One of the activities many of us in the New Age Movement seriously considered at the time was the development of wholistic communities.  Some looked for land in the Colorado Mountains.  One group, from the Denver Free University, with which I was also involved, charted out an area just east of downtown Denver and began to plan buying up a number of contiguous blocks of homes, closing alleys between homes, taking down fences and making community gathering places with grass instead of asphalt.  With my realtor’s license I managed to handle the purchase of one piece of property for a young couple.

Here I include a comment from Lloyd on his perception of New Age and community.

“As to New Age and communal living. I see the New Age ‘children’ (which I define as those under 40 at the time and most in mid-twenties to mid-thirties--if my sense of the demographics of the times is accurate), and there was no real provision in their utopian dreams of caring for old people and especially there were no dreams of themselves ever becoming old.  In fact, one function of the New Age was to preserve youth forever (‘May you be forever young,’ Dylan sang). So the utopian communes had no built-in provision for aging or caring for the aged.  There was a lot of reaction in the hippie movement growing out of the late 'sixties to the selfish individualism that was becoming rampant following the U.S. global dominance following WWII.  Now, it seems, nearly all have capitulated to it and capitalist indulgence for self-pleasure seems to the many to be the pinnacle of achievement.”

I have flirted with the idea of community a few times since the heady days in Colorado, but the more I believe in the values that could be realized, the more I feel that perhaps my time for that has passed.  In my aging process, particularly in these latter years where I have lived alone, I have developed my own living rituals.  I realize how difficult it would now be to make the changes anyone would have to make were I to seek to live in a communal life style.  That is not to say that I do not believe there is a wonderful opportunity within that life style for growth and a satisfying sense of productivity and well-being.  I believe I could support such a community even if I could not live in it.

In 2007 when Barack Obama was running for President I strongly felt there was light at the end of the treacherous tunnel of the Bush/Cheney years, which led us into deep debt and depression, losses of life and limbs in useless wars, and a general malaise bereft of hope for many of us.  Unfortunately, in Obama’s successful election there immediately was the beginning of entrenchment of many who could not accept his win.  So continued the downward spiral economically and socially that were the results of the prior years of calculated neglect of prudent financial and social policy.  We now find our country in the midst of chaotic divisiveness where there are no winners, regardless of who gets elected.  The two party system is now in complete disarray and dysfunction.

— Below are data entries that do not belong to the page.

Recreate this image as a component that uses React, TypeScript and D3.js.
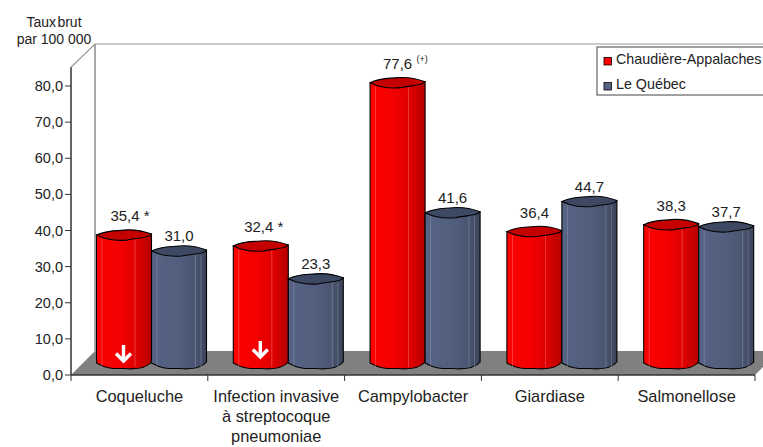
import React from "react";
import * as d3 from "d3";

const categories = ["Coqueluche", "Infection invasive", "Campylobacter", "Giardiase", "Salmonellose"];
const categoryLines = [["Coqueluche"], ["Infection invasive", "à streptocoque", "pneumoniae"], ["Campylobacter"], ["Giardiase"], ["Salmonellose"]];
const regionValues = [35.4, 32.4, 77.6, 36.4, 38.3];
const quebecValues = [31.0, 23.3, 41.6, 44.7, 37.7];
const regionNotes = [" *", " *", "", "", ""];
const arrowFlags = [true, true, false, false, false];
const yTicks = [0, 10, 20, 30, 40, 50, 60, 70, 80];
const seriesNames = ["Chaudière-Appalaches", "Le Québec"];
const FONT = "'Liberation Sans', Arial, sans-serif";

const fr = (v: number) => v.toFixed(1).replace(".", ",");

const x = d3.scaleBand<string>().domain(categories).range([71, 755]);
const y = d3.scaleLinear().domain([0, 80]).range([375, 86]);
const baseShift = 12;
const topShift = 11;
const barW = 55;
const ry = 5.5;

function Cyl({ x0, v, grad, top, streak, streaks }: { x0: number; v: number; grad: string; top: string; streak: string; streaks: number[] }) {
  const yTop = y(v) - topShift;
  const yBot = y(0) - baseShift;
  const x1 = x0 + barW;
  const w = barW;
  const lid = `M${x0},${yTop - 1} C${x0 + w * 0.2},${yTop - 6} ${x0 + w * 0.3},${yTop - 5} ${x0 + w * 0.5},${yTop - 6} C${x0 + w * 0.7},${yTop - 7} ${x0 + w * 0.85},${yTop - 5} ${x1},${yTop - 2} C${x1 - 1},${yTop + 2} ${x0 + w * 0.7},${yTop + 2} ${x0 + w * 0.55},${yTop + 4} C${x0 + w * 0.35},${yTop + 5} ${x0 + w * 0.15},${yTop + 3} ${x0},${yTop - 1}Z`;
  const body = `M${x0},${yTop - 1} L${x0},${yBot} C${x0 + w * 0.2},${yBot + ry + 1} ${x0 + w * 0.35},${yBot + ry} ${x0 + w * 0.5},${yBot + ry} C${x0 + w * 0.7},${yBot + ry + 1} ${x0 + w * 0.9},${yBot + ry} ${x1},${yBot - 1} L${x1},${yTop - 2} Z`;
  return (
    <g>
      <path d={body} fill={`url(#${grad})`} stroke="#000" strokeWidth={1.1} />
      {streaks.map((f) => (
        <line key={f} x1={x0 + w * f} x2={x0 + w * f} y1={yTop + 3} y2={yBot + 4} stroke={streak} strokeWidth={0.7} opacity={0.5} />
      ))}
      <path d={lid} fill={top} stroke="#000" strokeWidth={1.1} />
    </g>
  );
}

function Arrow({ cx, yTopA }: { cx: number; yTopA: number }) {
  return (
    <path
      d={`M${cx},${yTopA} V${yTopA + 16} M${cx - 7.5},${yTopA + 8.5} L${cx},${yTopA + 16} L${cx + 7.5},${yTopA + 8.5}`}
      fill="none"
      stroke="#fff"
      strokeWidth={3.4}
    />
  );
}

export default function App() {
  return (
    <svg width={763} height={447} viewBox="0 0 763 447" style={{ position: "absolute", left: 0, top: 0, background: "#fff" }} fontFamily={FONT}>
      <defs>
        <linearGradient id="redG" x1="0" x2="1" y1="0" y2="0">
          <stop offset="0" stopColor="#ff0000" />
          <stop offset="0.45" stopColor="#f20000" />
          <stop offset="0.75" stopColor="#dc0000" />
          <stop offset="1" stopColor="#b50000" />
        </linearGradient>
        <linearGradient id="blueG" x1="0" x2="1" y1="0" y2="0">
          <stop offset="0" stopColor="#566384" />
          <stop offset="0.5" stopColor="#525e7d" />
          <stop offset="0.8" stopColor="#495470" />
          <stop offset="1" stopColor="#3b4459" />
        </linearGradient>
      </defs>

      {/* wall and floor */}
      <path d={`M71,${y(85.2)} L95,44 H763`} fill="none" stroke="#999" strokeWidth={1.2} />
      <line x1={95} x2={95} y1={44} y2={351} stroke="#8c8c8c" strokeWidth={1.5} />
      <path d="M71,375 L95,351 H763 V367 L755,375 Z" fill="#808080" />

      {/* axes */}
      <line x1={71} x2={71} y1={y(85.2)} y2={375} stroke="#333" strokeWidth={1.5} />
      <line x1={71} x2={755} y1={375} y2={375} stroke="#333" strokeWidth={1.5} />
      {yTicks.map((t) => (
        <g key={t}>
          <line x1={65} x2={71} y1={y(t)} y2={y(t)} stroke="#333" />
          <text x={63} y={y(t) + 5} textAnchor="end" fontSize={14.5} fill="#222">{fr(t)}</text>
        </g>
      ))}
      {[...categories.map((c) => x(c)!), 755].map((p) => (
        <line key={p} x1={p} x2={p} y1={375} y2={381} stroke="#333" />
      ))}

      {/* bars */}
      {categories.map((c, i) => {
        const x0 = x(c)! + 25.5;
        const noteShift = i === 0 ? 6 : i === 1 ? 3 : 0;
        return (
          <g key={c}>
            <Cyl x0={x0} v={regionValues[i]} grad="redG" top="#c40000" streak="#ffb0b0" streaks={[0.1, 0.7]} />
            <Cyl x0={x0 + barW} v={quebecValues[i]} grad="blueG" top="#3d4862" streak="#a8b2c8" streaks={[0.1, 0.8, 0.9]} />
            {arrowFlags[i] && <Arrow cx={x0 + 27} yTopA={i === 0 ? 345 : 341} />}
            <text x={x0 + barW / 2 + noteShift} y={y(regionValues[i]) - topShift - 15} textAnchor="middle" fontSize={15} fill="#222">
              {fr(regionValues[i]) + regionNotes[i]}
            </text>
            {i === 2 && (
              <text x={x0 + barW / 2 + 19} y={y(regionValues[i]) - topShift - 22} fontSize={9} fill="#222">(+)</text>
            )}
            <text x={x0 + barW * 1.5} y={y(quebecValues[i]) - topShift - 11} textAnchor="middle" fontSize={15} fill="#222">
              {fr(quebecValues[i])}
            </text>
            {categoryLines[i].map((l, k) => (
              <text key={l} x={x(c)! + x.bandwidth() / 2} y={402 + k * 20} textAnchor="middle" fontSize={16.4} fill="#222">{l}</text>
            ))}
          </g>
        );
      })}

      {/* axis title */}
      <text x={54} y={27} textAnchor="middle" fontSize={14} fill="#222" wordSpacing={-2.5}>Taux brut</text>
      <text x={54} y={44} textAnchor="middle" fontSize={14} fill="#222">par 100 000</text>

      {/* legend */}
      <rect x={597} y={47} width={170} height={48} fill="#fff" stroke="#444" strokeWidth={1} />
      {seriesNames.map((s, i) => (
        <g key={s}>
          <rect x={604} y={57.5 + i * 25} width={7.5} height={7.5} fill={i === 0 ? "#ff0000" : "#566384"} stroke="#000" strokeWidth={0.8} />
          <text x={616} y={64 + i * 24.5} fontSize={14.3} fill="#222">{s}</text>
        </g>
      ))}
    </svg>
  );
}
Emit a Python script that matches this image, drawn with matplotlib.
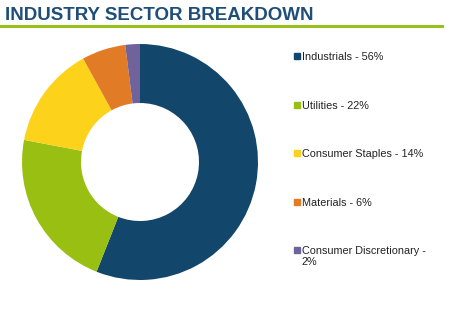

You say I am simply exaggerating the problem?  That things will work out, because “they always do”?  Maybe.  I just do not see that view out my window on the country.  In defense of your possible questions, I admit to having moved away from the philosophy of life that I was brought up with, that I studied in seminary and afterward, and by which I always sought to live.  I still believe in what I once knew to be true for me, but clearly I am too frustrated to work on it for now.  And I am aware of what that means for me.

Another comment from Lloyd:

“ . . . a large part of the mission of the New Age, at least as I experienced it, was to get beyond all these manufactured, induced desires, beyond the false-self created by advertising and the market as god and to get to the true self and true inner desires coupled with an inner morality and a principled ethics.  It was a moral and spiritual compass in a time of empire over-reach and a massive human sacrifice for an expanding capitalist market. It's not so close to home now.  We can get our sanitized news about twenty people killed by an unmanned drone and not even blink.”

So what is the bottom line when it comes to “New Age” thinking and living as one ages?  Same as it ever was.  Principles and philosophies are only as good as their practice.  If I do not practice the values that have always been important to me, I will not enjoy the benefits that they offer.  Even when enthusiasm wanes and frustration sets in, the ideals are still as true as they ever were.  So, for me at this particular moment I may see in a “glass darkly.”  But, when the light dawns again, when faith is restored by my desire to believe, I will see clearly and once again enjoy the fruits of my practice.